Lent is one of those words that most people see and inwardly cringe. I am hesitant to say the word has an implicitly pejorative connotation. Perhaps it is the meaning that we ascribe to it on a personal basis that makes it so. I always hated Lent as a child (yes, I too was normal once) for the absurdly simple bifurcated reason that my birthday ALWAYS falls in Lent and that, well, I was a child. To be laconically explanatory the earliest Ash Wednesday can occur is March 9 (my birthday) which so happened to be my 21st birthday in 2011. Enough said. To harken back to my childhood, when you receive a new N64 along with the Star Wars Podracer game on your birthday at 10 years old and then have to wait a month to play it, you will probably harbor some feelings of resentment towards the ecclesiastical calendar. I'm still not over it, but I will always remember the sacrifice I guess.

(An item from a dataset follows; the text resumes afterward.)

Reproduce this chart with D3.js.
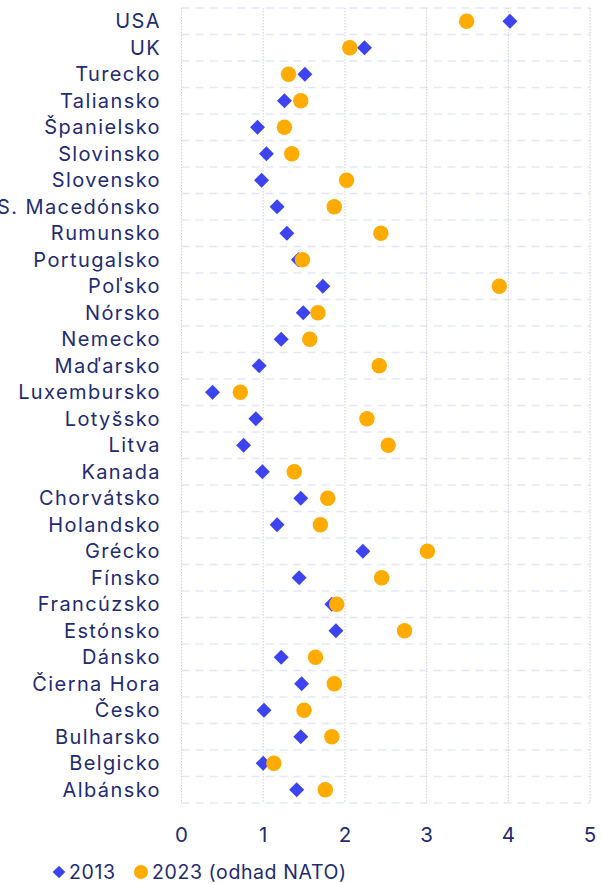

The struggle against whim and desire that is the nature of sacrifice is the anthropological value that Lent is geared toward instilling in us. I have often contemplated what makes a true woman or a true man. Personally, I hold to self-sacrifice, or generally will-power, as that defining characteristic. Every example of manliness (or true womanhood for that matter) that I have heard is rooted in a display of willpower. The manifestation of that, at its zenith, is self-sacrifice. Whether it be exercising self-control and not getting into a petty fight with one's significant other, or a father laying down his life to save his child from a burning building, it is that self-sacrifice that makes a man be a man.

St. Patrick's Day is a feast within the Church for a reason. It celebrates an English child that escaped slavery in Ireland to go back to that country bringing the gospel of sacrifice, exemplified by the boy-become-man that brought it there. The cultural resonance of this Lenten feast in our modern day has lost that sense of sacrifice. It has become a day that is "accepted" as a break in the Season of Sacrifice. By all means, have a couple Guinnesses to celebrate the Catholic heritage. The good Lord knows we don't have enough of that heritage spilling over to popular culture. Just don't lose sight of the universal season within the particular day.

So as not to be hypocritical here, I've had my share of cut-loose St. Paddy's Days. While we're young (disclaimer: I'm still very young) it's easy to think of such days as holidays and not holy days. It's easy to get lost in the tide. 

Lent is counter-cultural. In the golden age of instant self-gratification it is pretty easy to find things to give up for the 40 days. The best thing about it, though, is when that 40 days ends. Where we are in the end depends on what we did to get there both in life and in Lent. Good things come to those who wait. I wore the buttons on that N64 controller down to nothingness after Easter, but at that age I found out that I could refrain from playing. Let's show the culture what we're made of. It's better to have Lented and lost than never to have Lented at all.